─── MATERIAL PROVIDED
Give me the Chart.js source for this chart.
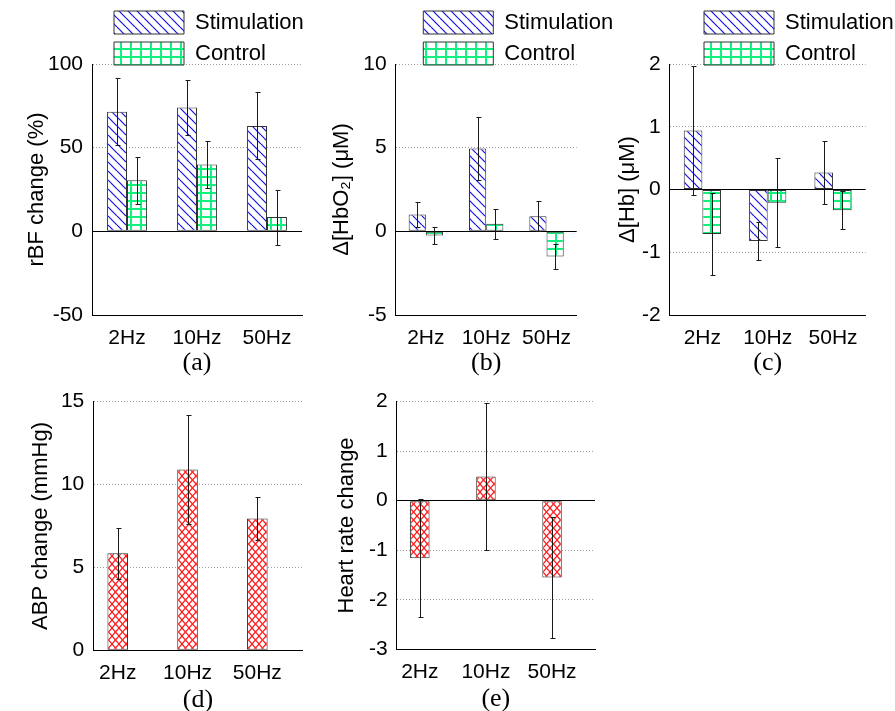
<!DOCTYPE html>
<html>
<head>
<meta charset="utf-8">
<script src="https://cdn.jsdelivr.net/npm/chart.js@4.4.1/dist/chart.umd.min.js"></script>
<style>
  html, body { margin: 0; background: #fff; overflow: hidden; }
  #fig { position: relative; width: 895px; height: 711px; }
  canvas { position: absolute; }
</style>
</head>
<body>
<div id="fig">
  <canvas id="rbf" width="315" height="384" style="left:0;top:0"></canvas>
  <canvas id="hbo2" width="315" height="384" style="left:305px;top:0"></canvas>
  <canvas id="hb" width="285" height="384" style="left:610px;top:0"></canvas>
  <canvas id="abp" width="315" height="345" style="left:0;top:380px"></canvas>
  <canvas id="hr" width="315" height="345" style="left:305px;top:380px"></canvas>
</div>
<script>
const freqs = ["2Hz", "10Hz", "50Hz"];
const seriesNames = ["Stimulation", "Control"];

// (a) rBF change (%)
const rbfStim = [71.5, 74, 63];
const rbfStimErr = [20, 16.5, 20];
const rbfCtrl = [30.5, 40, 8.5];
const rbfCtrlErr = [14, 14, 16.5];

// (b) Δ[HbO2] (μM)
const hbo2Stim = [1.0, 4.95, 0.9];
const hbo2StimErr = [0.75, 1.9, 0.9];
const hbo2Ctrl = [-0.25, 0.45, -1.5];
const hbo2CtrlErr = [0.5, 0.9, 0.75];

// (c) Δ[Hb] (μM)
const hbStim = [0.94, -0.82, 0.27];
const hbStimErr = [1.03, 0.3, 0.5];
const hbCtrl = [-0.71, -0.21, -0.33];
const hbCtrlErr = [0.65, 0.71, 0.3];

// (d) ABP change, (e) heart rate change
const abp = [5.85, 10.9, 7.95];
const abpErr = [1.55, 3.3, 1.3];
const hr = [-1.16, 0.49, -1.55];
const hrErr = [1.19, 1.49, 1.22];

const sansFont = "'Liberation Sans', Arial, Helvetica, sans-serif";
const serifFont = "'Liberation Serif', 'Times New Roman', serif";
Chart.defaults.font.family = sansFont;
Chart.defaults.color = "#000";

function tile(w, h, draw) {
  const c = document.createElement("canvas");
  c.width = w;
  c.height = h;
  const t = c.getContext("2d");
  t.fillStyle = "#fff";
  t.fillRect(0, 0, w, h);
  draw(t, w, h);
  return t.createPattern(c, "repeat");
}

const stimFill = tile(9, 9, (t, w, h) => {
  t.strokeStyle = "#1212e8";
  t.lineWidth = 1.2;
  for (const k of [-1, 0, 1]) {
    t.beginPath(); t.moveTo(k * w, 0); t.lineTo(k * w + w, h); t.stroke();
  }
});
const ctrlFill = tile(10, 8, (t, w, h) => {
  t.fillStyle = "#14f080";
  t.fillRect(0, 0, 2, h);
  t.fillRect(0, 0, w, 2);
});
const crossFill = tile(7, 8, (t, w, h) => {
  t.strokeStyle = "#ff1a1a";
  t.lineWidth = 1.2;
  for (const k of [-1, 0, 1]) {
    t.beginPath(); t.moveTo(k * w, 0); t.lineTo(k * w + w, h); t.stroke();
    t.beginPath(); t.moveTo(k * w + w, 0); t.lineTo(k * w, h); t.stroke();
  }
});

// vertical error bars from dataset.errors, drawn on the chart's y scale
const errorBars = {
  id: "errorBars",
  afterDatasetsDraw(chart) {
    const { ctx } = chart;
    const y = chart.scales.y;
    ctx.save();
    ctx.strokeStyle = "#1a1a1a";
    ctx.lineWidth = 1;
    chart.data.datasets.forEach((ds, i) => {
      if (!ds.errors) return;
      chart.getDatasetMeta(i).data.forEach((bar, j) => {
        const d = ds.data[j];
        const v = typeof d === "object" ? d.y : d;
        const x = Math.round(bar.x) + 0.5;
        const top = Math.round(y.getPixelForValue(v + ds.errors[j])) + 0.5;
        const bot = Math.round(y.getPixelForValue(v - ds.errors[j])) + 0.5;
        ctx.beginPath();
        ctx.moveTo(x, top); ctx.lineTo(x, bot);
        ctx.moveTo(x - 2, top); ctx.lineTo(x + 3, top);
        ctx.moveTo(x - 2, bot); ctx.lineTo(x + 3, bot);
        ctx.stroke();
      });
    });
    ctx.restore();
  }
};

// shift the stacked legend to the right over the plot, and let its text run past the plot edge
const legendNudge = {
  id: "legendNudge",
  afterLayout(chart, args, opts) {
    const lg = chart.legend;
    if (lg && opts.dx) {
      lg.left += opts.dx;
      lg.right = chart.width;
      lg.bottom += 4;
    }
  }
};

function yAxis(min, max, step, title, width, titlePad) {
  return {
    min: min,
    max: max,
    ticks: { stepSize: step, padding: 9, color: "#000", font: { size: 21 } },
    grid: {
      drawTicks: false,
      color: c => (c.tick && c.tick.value === 0 ? "#000" : "#a0a0a0")
    },
    border: {
      display: true,
      color: "#000",
      dash: c => (c.tick && c.tick.value !== 0 ? [1, 2] : [])
    },
    title: { display: true, text: title, color: "#000", font: { size: 22 }, padding: { top: titlePad, bottom: 0 } },
    afterFit: s => { s.width = width; }
  };
}

function xAxis(caption, height, tickPad, titlePad) {
  return {
    grid: { display: false },
    border: { display: true, color: "#000" },
    ticks: { padding: tickPad, maxRotation: 0, autoSkip: false, color: "#000", font: { size: 21 } },
    title: { display: true, text: caption, color: "#000", font: { family: serifFont, size: 26 }, padding: { top: 0, bottom: titlePad } },
    afterFit: s => { s.height = height; }
  };
}

function groupedChart(id, p) {
  return new Chart(document.getElementById(id), {
    type: "bar",
    data: {
      labels: freqs,
      datasets: [
        { label: seriesNames[0], data: p.stim, errors: p.stimErr, backgroundColor: stimFill, borderColor: "#333", borderWidth: 1, borderSkipped: false },
        { label: seriesNames[1], data: p.ctrl, errors: p.ctrlErr, backgroundColor: ctrlFill, borderColor: "#333", borderWidth: 1, borderSkipped: false }
      ]
    },
    options: {
      responsive: false,
      animation: false,
      devicePixelRatio: 1,
      categoryPercentage: 0.57,
      barPercentage: 1,
      layout: { padding: { left: 0, top: 3, right: p.padRight, bottom: 3 } },
      plugins: {
        legend: {
          position: "top",
          align: "start",
          fullSize: false,
          maxHeight: 61,
          labels: { boxWidth: 70, boxHeight: 23, padding: 8, color: "#000", font: { size: 22 } }
        },
        tooltip: { enabled: false },
        legendNudge: { dx: p.dx }
      },
      scales: {
        x: xAxis(p.caption, 66, 3, 2.4),
        y: yAxis(p.min, p.max, p.step, p.title, p.yWidth, p.titlePad)
      }
    },
    plugins: [errorBars, legendNudge]
  });
}

function singleChart(id, p) {
  return new Chart(document.getElementById(id), {
    type: "bar",
    data: {
      datasets: [
        {
          label: p.title,
          data: p.values.map((v, i) => ({ x: i + 1, y: v })),
          errors: p.errors,
          backgroundColor: crossFill,
          borderColor: "#333",
          borderWidth: 1,
          borderSkipped: false
        }
      ]
    },
    options: {
      responsive: false,
      animation: false,
      devicePixelRatio: 1,
      categoryPercentage: 0.295,
      barPercentage: 1,
      layout: { padding: { left: 0, top: p.padTop, right: p.padRight, bottom: p.padBottom } },
      plugins: { legend: { display: false }, tooltip: { enabled: false } },
      scales: {
        x: Object.assign(xAxis(p.caption, 72, 2, 6.7), {
          type: "linear",
          min: 0.65,
          max: 3.65,
          offset: false,
          afterBuildTicks: s => { s.ticks = freqs.map((f, i) => ({ value: i + 1 })); }
        }),
        y: yAxis(p.min, p.max, p.step, p.title, p.yWidth, p.titlePad)
      }
    },
    plugins: [errorBars]
  });
}

groupedChart("rbf", {
  stim: rbfStim, stimErr: rbfStimErr, ctrl: rbfCtrl, ctrlErr: rbfCtrlErr,
  min: -50, max: 100, step: 50, title: "rBF change (%)", caption: "(a)",
  yWidth: 92, titlePad: 23.3, padRight: 13, dx: 14
});
groupedChart("hbo2", {
  stim: hbo2Stim, stimErr: hbo2StimErr, ctrl: hbo2Ctrl, ctrlErr: hbo2CtrlErr,
  min: -5, max: 10, step: 5, title: "Δ[HbO₂] (μM)", caption: "(b)",
  yWidth: 90.7, titlePad: 23.3, padRight: 43.3, dx: 19.6
});
groupedChart("hb", {
  stim: hbStim, stimErr: hbStimErr, ctrl: hbCtrl, ctrlErr: hbCtrlErr,
  min: -2, max: 2, step: 1, title: "Δ[Hb] (μM)", caption: "(c)",
  yWidth: 59.7, titlePad: 4.8, padRight: 29.3, dx: 26.3
});

const abpChart = singleChart("abp", {
  values: abp, errors: abpErr, min: 0, max: 15, step: 5,
  title: "ABP change (mmHg)", caption: "(d)",
  yWidth: 93.3, titlePad: 28.1, padTop: 19, padRight: 12.3, padBottom: 2.7
});
abpChart.options.scales.x.ticks.callback = v => freqs[v - 1];
abpChart.update();

const hrChart = singleChart("hr", {
  values: hr, errors: hrErr, min: -3, max: 2, step: 1,
  title: "Heart rate change", caption: "(e)",
  yWidth: 91.7, titlePad: 28.5, padTop: 17.7, padRight: 25, padBottom: 3.7
});
hrChart.options.scales.x.ticks.callback = v => freqs[v - 1];
hrChart.update();
</script>
</body>
</html>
──────
CHALLENGE: Omit the pictures, then repeat exactly each line from the beginning of the listing through the line with "const hbo2CtrlErr = [0.5, 0.9, 0.75];".

ANSWER FOR THE TASK:
Give me the Chart.js source for this chart.
<!DOCTYPE html>
<html>
<head>
<meta charset="utf-8">
<script src="https://cdn.jsdelivr.net/npm/chart.js@4.4.1/dist/chart.umd.min.js"></script>
<style>
  html, body { margin: 0; background: #fff; overflow: hidden; }
  #fig { position: relative; width: 895px; height: 711px; }
  canvas { position: absolute; }
</style>
</head>
<body>
<div id="fig">
  <canvas id="rbf" width="315" height="384" style="left:0;top:0"></canvas>
  <canvas id="hbo2" width="315" height="384" style="left:305px;top:0"></canvas>
  <canvas id="hb" width="285" height="384" style="left:610px;top:0"></canvas>
  <canvas id="abp" width="315" height="345" style="left:0;top:380px"></canvas>
  <canvas id="hr" width="315" height="345" style="left:305px;top:380px"></canvas>
</div>
<script>
const freqs = ["2Hz", "10Hz", "50Hz"];
const seriesNames = ["Stimulation", "Control"];

// (a) rBF change (%)
const rbfStim = [71.5, 74, 63];
const rbfStimErr = [20, 16.5, 20];
const rbfCtrl = [30.5, 40, 8.5];
const rbfCtrlErr = [14, 14, 16.5];

// (b) Δ[HbO2] (μM)
const hbo2Stim = [1.0, 4.95, 0.9];
const hbo2StimErr = [0.75, 1.9, 0.9];
const hbo2Ctrl = [-0.25, 0.45, -1.5];
const hbo2CtrlErr = [0.5, 0.9, 0.75];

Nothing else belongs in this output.